Benjamin war bereits vor einem halben Jahr Ziel Rechtsradikaler, als er mit seinem Fußballteam an einem Turnier in Dänemark teilnahm. Rund die Hälfte der Spieler der Mannschaft sind ausländischer Herkunft und wurden bei diesem Turnier von Neonazis beschimpft. Benjamin Hermansen berichtete darüber im Fernsehen. Die Polizei will nicht ausschließen, dass dieser Auftritt die Aufmerksamkeit der „Boot Boys“ auf ihn lenkte und zu seiner Ermordung führte.

Henrik Lunde vom antirassistischen Zentrum in Oslo ist überzeugt, dass die Neonazis ein umfassendes „Terrorregister“ führen, in dem sie Antirassisten registrieren. Vor kurzem war ein derartiges Register der Gruppe „Blood & Honour Scandinavia“ gefunden worden.
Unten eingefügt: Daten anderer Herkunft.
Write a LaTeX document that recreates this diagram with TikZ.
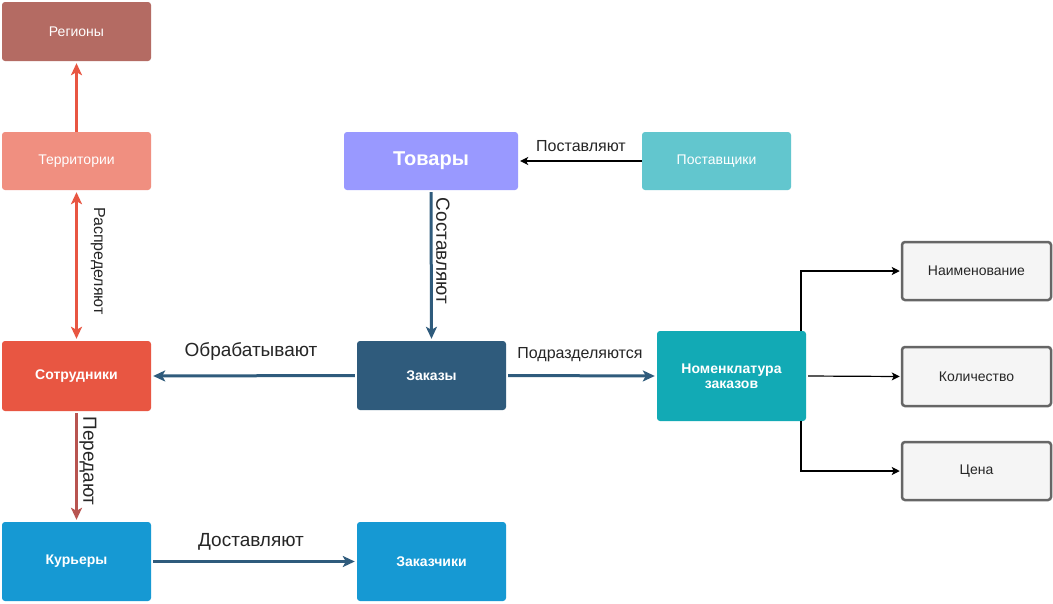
\documentclass[tikz,border=0pt]{standalone}
\usepackage{fontspec}
\setmainfont{Liberation Sans}
\usetikzlibrary{arrows.meta}
\definecolor{cReg}{HTML}{B46B63}
\definecolor{cTer}{HTML}{F08F80}
\definecolor{cSot}{HTML}{E85642}
\definecolor{cBlue}{HTML}{1699D3}
\definecolor{cNavy}{HTML}{2F5B7C}
\definecolor{cTov}{HTML}{9999FF}
\definecolor{cPost}{HTML}{62C6CE}
\definecolor{cNom}{HTML}{12AAB5}
\definecolor{cGrayF}{HTML}{F5F5F5}
\definecolor{cGrayS}{HTML}{666666}
\definecolor{cPer}{HTML}{B85450}
\begin{document}
\begin{tikzpicture}[x=1pt,y=-1pt,
  box/.style={rectangle, rounded corners=3pt, draw=none, text=white, align=center, inner sep=0pt, font=\fontsize{14}{16}\selectfont},
  bbox/.style={box, font=\fontsize{14}{16}\selectfont\bfseries},
  gbox/.style={rectangle, rounded corners=3pt, draw=cGrayS, line width=2.5pt, fill=cGrayF, text=black!85, align=center, inner sep=0pt, font=\fontsize{14}{16}\selectfont, minimum width=149pt, minimum height=58pt},
  tip/.style={Stealth[length=12pt,width=11pt,inset=3pt]},
  thick arrow/.style={line width=3pt, -{Stealth[length=12pt,width=11pt,inset=3pt]}},
  thin arrow/.style={line width=1.2pt, black, -{Stealth[length=8pt,width=8pt,inset=2pt]}},
  lab/.style={text=black!85, inner sep=0pt, font=\fontsize{19}{21}\selectfont},
  slab/.style={text=black!85, inner sep=0pt, font=\fontsize{16}{18}\selectfont}]
\useasboundingbox (0,0) rectangle (1053,603);
\fill[white] (0,0) rectangle (1053,603);
% nodes
\node[box, fill=cReg, minimum width=149pt, minimum height=59pt] (reg) at (76.5,31.5) {Регионы};
\node[box, fill=cTer, minimum width=149pt, minimum height=58pt] (ter) at (76.5,161) {Территории};
\node[bbox, fill=cSot, minimum width=149pt, minimum height=70pt] (sot) at (76.5,376) {Сотрудники};
\node[bbox, fill=cBlue, minimum width=149pt, minimum height=79pt] (kur) at (76.5,561.5) {Курьеры};
\node[bbox, fill=cBlue, minimum width=149pt, minimum height=79pt] (zch) at (431.5,561.5) {Заказчики};
\node[bbox, fill=cNavy, minimum width=149pt, minimum height=69pt] (zak) at (431.5,375.5) {Заказы};
\node[box, fill=cTov, minimum width=174pt, minimum height=58pt, font=\fontsize{20}{22}\selectfont\bfseries] (tov) at (431,161) {Товары};
\node[box, fill=cPost, minimum width=149pt, minimum height=58pt] (post) at (716.5,161) {Поставщики};
\node[bbox, fill=cNom, minimum width=149pt, minimum height=90pt, font=\fontsize{14}{15}\selectfont\bfseries] (nom) at (731.5,376) {Номенклатура\\заказов};
\node[gbox] (naim) at (976.5,271) {Наименование};
\node[gbox, minimum height=59pt] (kol) at (976.5,376.5) {Количество};
\node[gbox] (cena) at (976.5,471) {Цена};
% connectors
\draw[thick arrow, cSot, shorten >=2pt] (ter.north) -- (reg.south);
\draw[line width=3pt, cSot, {Stealth[length=12pt,width=11pt,inset=3pt]}-{Stealth[length=12pt,width=11pt,inset=3pt]}, shorten <=2pt, shorten >=2pt] (ter.south) -- (sot.north);
\node[slab, rotate=-90] (l1) at (98,261) {Распределяют};
\draw[thick arrow, cPer, shorten <=2pt, shorten >=2pt] (sot.south) -- (kur.north);
\node[lab, rotate=-90] (l2) at (88,461) {Передают};
\draw[thick arrow, cNavy, shorten <=2pt, shorten >=2pt] (tov.south) -- (zak.north);
\node[lab, rotate=-90] (l3) at (443,251) {Составляют};
\draw[thin arrow, shorten >=2pt] (post.west) -- (tov.east);
\node[slab] (l4) at (581,146) {Поставляют};
\draw[thick arrow, cNavy, shorten <=2pt, shorten >=2pt] (zak.west) -- (sot.east);
\node[lab] (l5) at (251,351) {Обрабатывают};
\draw[thick arrow, cNavy, shorten <=2pt, shorten >=2pt] (zak.east) -- (nom.west);
\node[slab] (l6) at (580,355) {Подразделяются};
\draw[thick arrow, cNavy, shorten <=2pt, shorten >=2pt] (kur.east) -- (zch.west);
\node[lab] (l7) at (251,542) {Доставляют};
\coordinate (nt) at (801,331);
\coordinate (nb) at (801,421);
\draw[thin arrow, shorten >=1pt] (nt) |- (naim.west);
\draw[thin arrow, shorten <=2pt, shorten >=1pt] (nom.east) -- (kol.west);
\draw[thin arrow, shorten >=1pt] (nb) |- (cena.west);
\end{tikzpicture}
\end{document}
Die Soziologin Katrine Fangen: „Es hat sich in den letzten Monaten immer stärkere Gewaltbereitschaft in der Rechtsaußenszene abgezeichnet, ohne dass Justiz oder Politik adäquat reagiert haben.“ Auf der Internetseite der „Boot Boys“ bekundeten Neonazis Sympathie mit den TäterInnen und gelobten Nachahmung.